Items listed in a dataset
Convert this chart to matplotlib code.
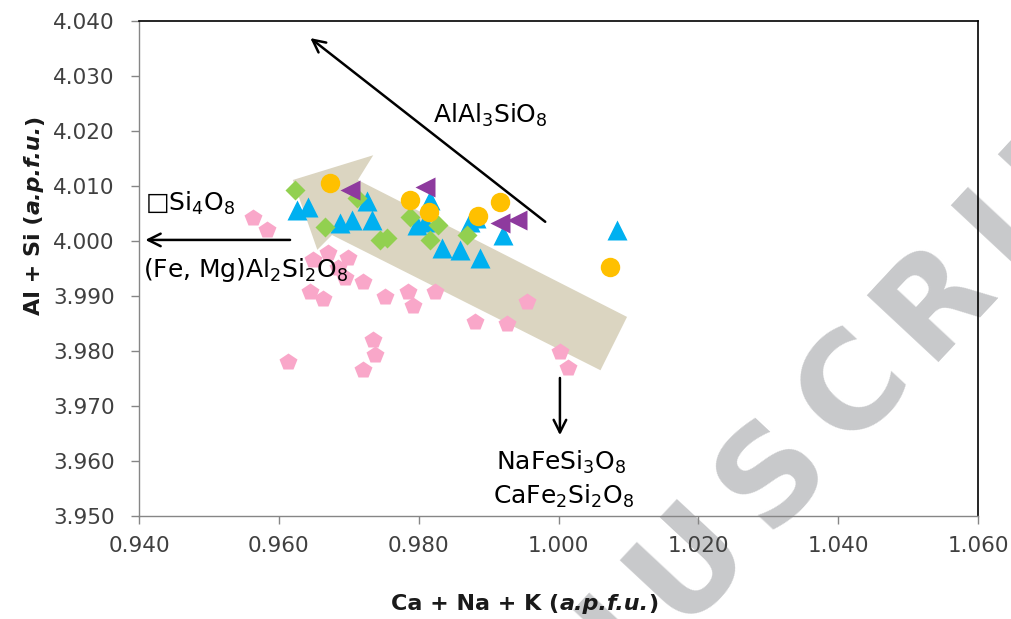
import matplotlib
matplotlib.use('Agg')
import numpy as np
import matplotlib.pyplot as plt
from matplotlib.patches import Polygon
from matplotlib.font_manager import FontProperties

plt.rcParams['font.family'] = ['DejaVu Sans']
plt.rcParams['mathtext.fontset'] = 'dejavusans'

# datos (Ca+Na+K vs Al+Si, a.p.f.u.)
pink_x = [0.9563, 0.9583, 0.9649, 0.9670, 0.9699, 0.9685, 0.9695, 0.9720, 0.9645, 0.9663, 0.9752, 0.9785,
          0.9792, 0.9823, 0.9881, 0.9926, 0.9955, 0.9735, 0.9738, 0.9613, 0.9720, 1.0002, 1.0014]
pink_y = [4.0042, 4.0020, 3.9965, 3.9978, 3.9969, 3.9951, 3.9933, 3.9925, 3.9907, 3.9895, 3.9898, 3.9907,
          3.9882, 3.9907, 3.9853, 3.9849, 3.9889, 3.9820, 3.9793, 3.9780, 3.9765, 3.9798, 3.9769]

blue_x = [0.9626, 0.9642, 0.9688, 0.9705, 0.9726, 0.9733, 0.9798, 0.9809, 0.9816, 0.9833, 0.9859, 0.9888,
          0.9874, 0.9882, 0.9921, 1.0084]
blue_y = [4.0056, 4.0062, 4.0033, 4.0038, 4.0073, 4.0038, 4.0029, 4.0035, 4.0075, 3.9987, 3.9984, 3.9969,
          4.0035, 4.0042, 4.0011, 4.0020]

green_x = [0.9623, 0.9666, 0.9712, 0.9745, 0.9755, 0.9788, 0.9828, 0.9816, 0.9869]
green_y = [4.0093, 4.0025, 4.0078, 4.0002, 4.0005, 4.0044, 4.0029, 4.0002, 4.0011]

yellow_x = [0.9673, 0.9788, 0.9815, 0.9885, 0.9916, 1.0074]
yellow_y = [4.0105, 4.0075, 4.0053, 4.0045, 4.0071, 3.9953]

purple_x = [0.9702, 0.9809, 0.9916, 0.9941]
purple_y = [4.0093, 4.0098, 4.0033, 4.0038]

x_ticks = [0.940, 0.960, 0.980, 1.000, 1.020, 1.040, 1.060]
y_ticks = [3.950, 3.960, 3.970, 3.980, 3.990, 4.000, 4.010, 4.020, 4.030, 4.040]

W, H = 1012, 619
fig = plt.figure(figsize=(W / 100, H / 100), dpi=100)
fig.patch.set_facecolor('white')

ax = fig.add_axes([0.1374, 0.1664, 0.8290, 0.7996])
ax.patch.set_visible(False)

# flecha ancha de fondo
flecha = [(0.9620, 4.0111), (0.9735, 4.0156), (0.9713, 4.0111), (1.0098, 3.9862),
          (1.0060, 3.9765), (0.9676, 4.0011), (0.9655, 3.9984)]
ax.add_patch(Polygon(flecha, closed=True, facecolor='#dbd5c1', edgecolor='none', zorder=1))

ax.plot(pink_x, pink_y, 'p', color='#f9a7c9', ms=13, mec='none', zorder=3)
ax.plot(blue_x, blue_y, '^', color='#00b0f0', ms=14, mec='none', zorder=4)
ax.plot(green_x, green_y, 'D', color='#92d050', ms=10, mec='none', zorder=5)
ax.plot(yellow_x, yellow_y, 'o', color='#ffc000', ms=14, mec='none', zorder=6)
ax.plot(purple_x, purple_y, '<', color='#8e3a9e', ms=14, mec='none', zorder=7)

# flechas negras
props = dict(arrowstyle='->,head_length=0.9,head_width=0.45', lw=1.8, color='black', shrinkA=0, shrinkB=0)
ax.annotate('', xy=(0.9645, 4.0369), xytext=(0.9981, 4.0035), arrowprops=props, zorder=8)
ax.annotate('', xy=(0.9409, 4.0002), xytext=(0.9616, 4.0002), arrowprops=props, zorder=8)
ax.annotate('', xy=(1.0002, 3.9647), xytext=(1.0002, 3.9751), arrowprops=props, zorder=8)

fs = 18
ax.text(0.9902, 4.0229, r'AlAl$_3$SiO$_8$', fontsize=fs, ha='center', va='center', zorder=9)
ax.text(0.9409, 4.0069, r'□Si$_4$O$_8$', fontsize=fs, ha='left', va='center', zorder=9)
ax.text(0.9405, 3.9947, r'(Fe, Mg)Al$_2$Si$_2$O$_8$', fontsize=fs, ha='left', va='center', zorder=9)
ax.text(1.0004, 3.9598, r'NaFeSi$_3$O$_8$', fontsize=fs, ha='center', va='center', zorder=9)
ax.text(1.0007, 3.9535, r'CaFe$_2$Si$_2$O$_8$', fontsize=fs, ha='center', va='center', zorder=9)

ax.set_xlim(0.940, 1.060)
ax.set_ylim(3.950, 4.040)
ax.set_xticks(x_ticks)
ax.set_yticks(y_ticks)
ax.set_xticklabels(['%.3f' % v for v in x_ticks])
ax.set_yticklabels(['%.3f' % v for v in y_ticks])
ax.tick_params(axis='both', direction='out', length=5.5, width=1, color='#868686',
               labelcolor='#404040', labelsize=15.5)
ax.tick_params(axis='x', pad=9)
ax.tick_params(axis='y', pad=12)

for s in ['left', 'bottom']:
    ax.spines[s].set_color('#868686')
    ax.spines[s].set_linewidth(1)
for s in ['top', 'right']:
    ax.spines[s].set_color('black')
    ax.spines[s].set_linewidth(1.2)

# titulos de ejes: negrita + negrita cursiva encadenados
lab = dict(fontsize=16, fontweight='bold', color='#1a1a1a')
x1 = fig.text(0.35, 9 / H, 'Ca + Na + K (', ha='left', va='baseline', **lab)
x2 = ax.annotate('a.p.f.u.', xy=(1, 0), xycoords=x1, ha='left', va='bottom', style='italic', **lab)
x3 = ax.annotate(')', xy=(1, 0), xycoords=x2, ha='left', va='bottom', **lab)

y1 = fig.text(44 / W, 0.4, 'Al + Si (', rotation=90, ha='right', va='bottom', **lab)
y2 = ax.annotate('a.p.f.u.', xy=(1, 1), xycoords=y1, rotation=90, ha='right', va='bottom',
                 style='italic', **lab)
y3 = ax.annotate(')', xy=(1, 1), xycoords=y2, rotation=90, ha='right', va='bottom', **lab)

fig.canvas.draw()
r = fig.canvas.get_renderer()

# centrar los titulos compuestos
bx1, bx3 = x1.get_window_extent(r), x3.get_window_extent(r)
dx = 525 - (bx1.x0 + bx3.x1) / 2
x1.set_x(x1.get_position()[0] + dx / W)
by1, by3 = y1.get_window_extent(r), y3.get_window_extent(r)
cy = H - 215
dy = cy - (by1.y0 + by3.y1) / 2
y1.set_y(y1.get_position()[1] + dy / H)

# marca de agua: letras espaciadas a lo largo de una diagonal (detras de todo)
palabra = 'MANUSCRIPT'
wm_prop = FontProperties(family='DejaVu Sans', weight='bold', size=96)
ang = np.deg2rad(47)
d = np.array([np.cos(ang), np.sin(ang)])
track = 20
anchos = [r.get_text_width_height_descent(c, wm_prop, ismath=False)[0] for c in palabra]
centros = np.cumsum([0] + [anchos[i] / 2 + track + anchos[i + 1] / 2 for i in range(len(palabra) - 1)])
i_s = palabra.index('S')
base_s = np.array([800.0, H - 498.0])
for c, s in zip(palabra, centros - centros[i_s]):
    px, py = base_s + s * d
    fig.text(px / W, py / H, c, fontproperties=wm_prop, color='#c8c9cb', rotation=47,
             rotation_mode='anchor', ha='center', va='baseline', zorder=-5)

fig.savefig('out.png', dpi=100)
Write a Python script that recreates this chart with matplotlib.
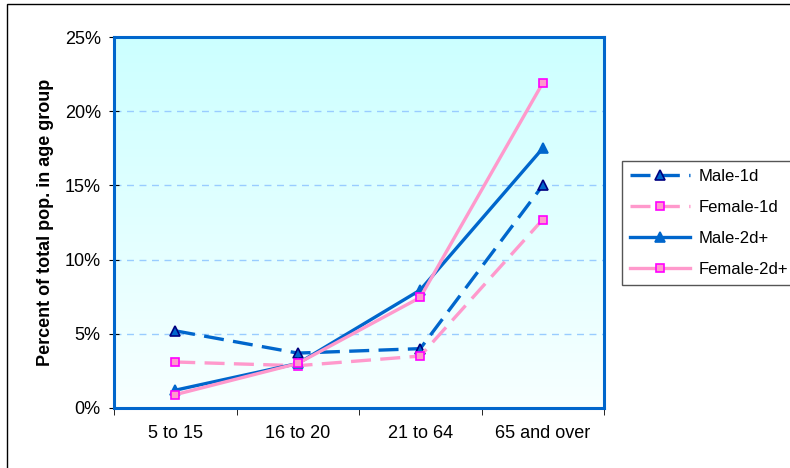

The request
Each entry must be retyped word for word, with every image omitted.

Response
Convert this chart to matplotlib code.
import matplotlib
matplotlib.use('Agg')
import numpy as np
import matplotlib.pyplot as plt
from matplotlib.patches import Polygon
from matplotlib.font_manager import FontProperties

plt.rcParams['font.family'] = ['DejaVu Sans']
plt.rcParams['mathtext.fontset'] = 'dejavusans'

# datos (Ca+Na+K vs Al+Si, a.p.f.u.)
pink_x = [0.9563, 0.9583, 0.9649, 0.9670, 0.9699, 0.9685, 0.9695, 0.9720, 0.9645, 0.9663, 0.9752, 0.9785,
          0.9792, 0.9823, 0.9881, 0.9926, 0.9955, 0.9735, 0.9738, 0.9613, 0.9720, 1.0002, 1.0014]
pink_y = [4.0042, 4.0020, 3.9965, 3.9978, 3.9969, 3.9951, 3.9933, 3.9925, 3.9907, 3.9895, 3.9898, 3.9907,
          3.9882, 3.9907, 3.9853, 3.9849, 3.9889, 3.9820, 3.9793, 3.9780, 3.9765, 3.9798, 3.9769]

blue_x = [0.9626, 0.9642, 0.9688, 0.9705, 0.9726, 0.9733, 0.9798, 0.9809, 0.9816, 0.9833, 0.9859, 0.9888,
          0.9874, 0.9882, 0.9921, 1.0084]
blue_y = [4.0056, 4.0062, 4.0033, 4.0038, 4.0073, 4.0038, 4.0029, 4.0035, 4.0075, 3.9987, 3.9984, 3.9969,
          4.0035, 4.0042, 4.0011, 4.0020]

green_x = [0.9623, 0.9666, 0.9712, 0.9745, 0.9755, 0.9788, 0.9828, 0.9816, 0.9869]
green_y = [4.0093, 4.0025, 4.0078, 4.0002, 4.0005, 4.0044, 4.0029, 4.0002, 4.0011]

yellow_x = [0.9673, 0.9788, 0.9815, 0.9885, 0.9916, 1.0074]
yellow_y = [4.0105, 4.0075, 4.0053, 4.0045, 4.0071, 3.9953]

purple_x = [0.9702, 0.9809, 0.9916, 0.9941]
purple_y = [4.0093, 4.0098, 4.0033, 4.0038]

x_ticks = [0.940, 0.960, 0.980, 1.000, 1.020, 1.040, 1.060]
y_ticks = [3.950, 3.960, 3.970, 3.980, 3.990, 4.000, 4.010, 4.020, 4.030, 4.040]

W, H = 1012, 619
fig = plt.figure(figsize=(W / 100, H / 100), dpi=100)
fig.patch.set_facecolor('white')

ax = fig.add_axes([0.1374, 0.1664, 0.8290, 0.7996])
ax.patch.set_visible(False)

# flecha ancha de fondo
flecha = [(0.9620, 4.0111), (0.9735, 4.0156), (0.9713, 4.0111), (1.0098, 3.9862),
          (1.0060, 3.9765), (0.9676, 4.0011), (0.9655, 3.9984)]
ax.add_patch(Polygon(flecha, closed=True, facecolor='#dbd5c1', edgecolor='none', zorder=1))

ax.plot(pink_x, pink_y, 'p', color='#f9a7c9', ms=13, mec='none', zorder=3)
ax.plot(blue_x, blue_y, '^', color='#00b0f0', ms=14, mec='none', zorder=4)
ax.plot(green_x, green_y, 'D', color='#92d050', ms=10, mec='none', zorder=5)
ax.plot(yellow_x, yellow_y, 'o', color='#ffc000', ms=14, mec='none', zorder=6)
ax.plot(purple_x, purple_y, '<', color='#8e3a9e', ms=14, mec='none', zorder=7)

# flechas negras
props = dict(arrowstyle='->,head_length=0.9,head_width=0.45', lw=1.8, color='black', shrinkA=0, shrinkB=0)
ax.annotate('', xy=(0.9645, 4.0369), xytext=(0.9981, 4.0035), arrowprops=props, zorder=8)
ax.annotate('', xy=(0.9409, 4.0002), xytext=(0.9616, 4.0002), arrowprops=props, zorder=8)
ax.annotate('', xy=(1.0002, 3.9647), xytext=(1.0002, 3.9751), arrowprops=props, zorder=8)

fs = 18
ax.text(0.9902, 4.0229, r'AlAl$_3$SiO$_8$', fontsize=fs, ha='center', va='center', zorder=9)
ax.text(0.9409, 4.0069, r'□Si$_4$O$_8$', fontsize=fs, ha='left', va='center', zorder=9)
ax.text(0.9405, 3.9947, r'(Fe, Mg)Al$_2$Si$_2$O$_8$', fontsize=fs, ha='left', va='center', zorder=9)
ax.text(1.0004, 3.9598, r'NaFeSi$_3$O$_8$', fontsize=fs, ha='center', va='center', zorder=9)
ax.text(1.0007, 3.9535, r'CaFe$_2$Si$_2$O$_8$', fontsize=fs, ha='center', va='center', zorder=9)

ax.set_xlim(0.940, 1.060)
ax.set_ylim(3.950, 4.040)
ax.set_xticks(x_ticks)
ax.set_yticks(y_ticks)
ax.set_xticklabels(['%.3f' % v for v in x_ticks])
ax.set_yticklabels(['%.3f' % v for v in y_ticks])
ax.tick_params(axis='both', direction='out', length=5.5, width=1, color='#868686',
               labelcolor='#404040', labelsize=15.5)
ax.tick_params(axis='x', pad=9)
ax.tick_params(axis='y', pad=12)

for s in ['left', 'bottom']:
    ax.spines[s].set_color('#868686')
    ax.spines[s].set_linewidth(1)
for s in ['top', 'right']:
    ax.spines[s].set_color('black')
    ax.spines[s].set_linewidth(1.2)

# titulos de ejes: negrita + negrita cursiva encadenados
lab = dict(fontsize=16, fontweight='bold', color='#1a1a1a')
x1 = fig.text(0.35, 9 / H, 'Ca + Na + K (', ha='left', va='baseline', **lab)
x2 = ax.annotate('a.p.f.u.', xy=(1, 0), xycoords=x1, ha='left', va='bottom', style='italic', **lab)
x3 = ax.annotate(')', xy=(1, 0), xycoords=x2, ha='left', va='bottom', **lab)

y1 = fig.text(44 / W, 0.4, 'Al + Si (', rotation=90, ha='right', va='bottom', **lab)
y2 = ax.annotate('a.p.f.u.', xy=(1, 1), xycoords=y1, rotation=90, ha='right', va='bottom',
                 style='italic', **lab)
y3 = ax.annotate(')', xy=(1, 1), xycoords=y2, rotation=90, ha='right', va='bottom', **lab)

fig.canvas.draw()
r = fig.canvas.get_renderer()

# centrar los titulos compuestos
bx1, bx3 = x1.get_window_extent(r), x3.get_window_extent(r)
dx = 525 - (bx1.x0 + bx3.x1) / 2
x1.set_x(x1.get_position()[0] + dx / W)
by1, by3 = y1.get_window_extent(r), y3.get_window_extent(r)
cy = H - 215
dy = cy - (by1.y0 + by3.y1) / 2
y1.set_y(y1.get_position()[1] + dy / H)

# marca de agua: letras espaciadas a lo largo de una diagonal (detras de todo)
palabra = 'MANUSCRIPT'
wm_prop = FontProperties(family='DejaVu Sans', weight='bold', size=96)
ang = np.deg2rad(47)
d = np.array([np.cos(ang), np.sin(ang)])
track = 20
anchos = [r.get_text_width_height_descent(c, wm_prop, ismath=False)[0] for c in palabra]
centros = np.cumsum([0] + [anchos[i] / 2 + track + anchos[i + 1] / 2 for i in range(len(palabra) - 1)])
i_s = palabra.index('S')
base_s = np.array([800.0, H - 498.0])
for c, s in zip(palabra, centros - centros[i_s]):
    px, py = base_s + s * d
    fig.text(px / W, py / H, c, fontproperties=wm_prop, color='#c8c9cb', rotation=47,
             rotation_mode='anchor', ha='center', va='baseline', zorder=-5)

fig.savefig('out.png', dpi=100)
Write a Python script that recreates this chart with matplotlib.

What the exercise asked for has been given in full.